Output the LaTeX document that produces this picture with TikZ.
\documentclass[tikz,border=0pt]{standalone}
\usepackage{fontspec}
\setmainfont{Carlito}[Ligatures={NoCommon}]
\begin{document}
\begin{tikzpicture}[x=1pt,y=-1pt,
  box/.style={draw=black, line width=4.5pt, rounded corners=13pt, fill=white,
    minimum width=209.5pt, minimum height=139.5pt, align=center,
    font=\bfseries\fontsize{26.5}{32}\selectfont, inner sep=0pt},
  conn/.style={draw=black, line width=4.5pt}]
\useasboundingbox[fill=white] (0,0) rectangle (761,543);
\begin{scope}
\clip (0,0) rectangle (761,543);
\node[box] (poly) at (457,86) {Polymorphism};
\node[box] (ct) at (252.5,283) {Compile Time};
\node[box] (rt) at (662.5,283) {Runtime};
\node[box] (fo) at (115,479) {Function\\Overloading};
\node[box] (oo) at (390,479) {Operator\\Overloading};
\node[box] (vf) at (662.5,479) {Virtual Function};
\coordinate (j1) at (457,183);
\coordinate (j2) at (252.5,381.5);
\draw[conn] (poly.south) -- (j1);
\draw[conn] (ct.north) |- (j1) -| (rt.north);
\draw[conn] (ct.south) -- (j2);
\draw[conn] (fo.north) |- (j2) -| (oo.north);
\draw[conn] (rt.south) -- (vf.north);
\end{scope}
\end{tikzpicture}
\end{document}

========

_WHAT TO WORK ON_: Give an exact copy of all the data shown above.

_FULL ANSWER_:
Output the LaTeX document that produces this picture with TikZ.
\documentclass[tikz,border=0pt]{standalone}
\usepackage{fontspec}
\setmainfont{Carlito}[Ligatures={NoCommon}]
\begin{document}
\begin{tikzpicture}[x=1pt,y=-1pt,
  box/.style={draw=black, line width=4.5pt, rounded corners=13pt, fill=white,
    minimum width=209.5pt, minimum height=139.5pt, align=center,
    font=\bfseries\fontsize{26.5}{32}\selectfont, inner sep=0pt},
  conn/.style={draw=black, line width=4.5pt}]
\useasboundingbox[fill=white] (0,0) rectangle (761,543);
\begin{scope}
\clip (0,0) rectangle (761,543);
\node[box] (poly) at (457,86) {Polymorphism};
\node[box] (ct) at (252.5,283) {Compile Time};
\node[box] (rt) at (662.5,283) {Runtime};
\node[box] (fo) at (115,479) {Function\\Overloading};
\node[box] (oo) at (390,479) {Operator\\Overloading};
\node[box] (vf) at (662.5,479) {Virtual Function};
\coordinate (j1) at (457,183);
\coordinate (j2) at (252.5,381.5);
\draw[conn] (poly.south) -- (j1);
\draw[conn] (ct.north) |- (j1) -| (rt.north);
\draw[conn] (ct.south) -- (j2);
\draw[conn] (fo.north) |- (j2) -| (oo.north);
\draw[conn] (rt.south) -- (vf.north);
\end{scope}
\end{tikzpicture}
\end{document}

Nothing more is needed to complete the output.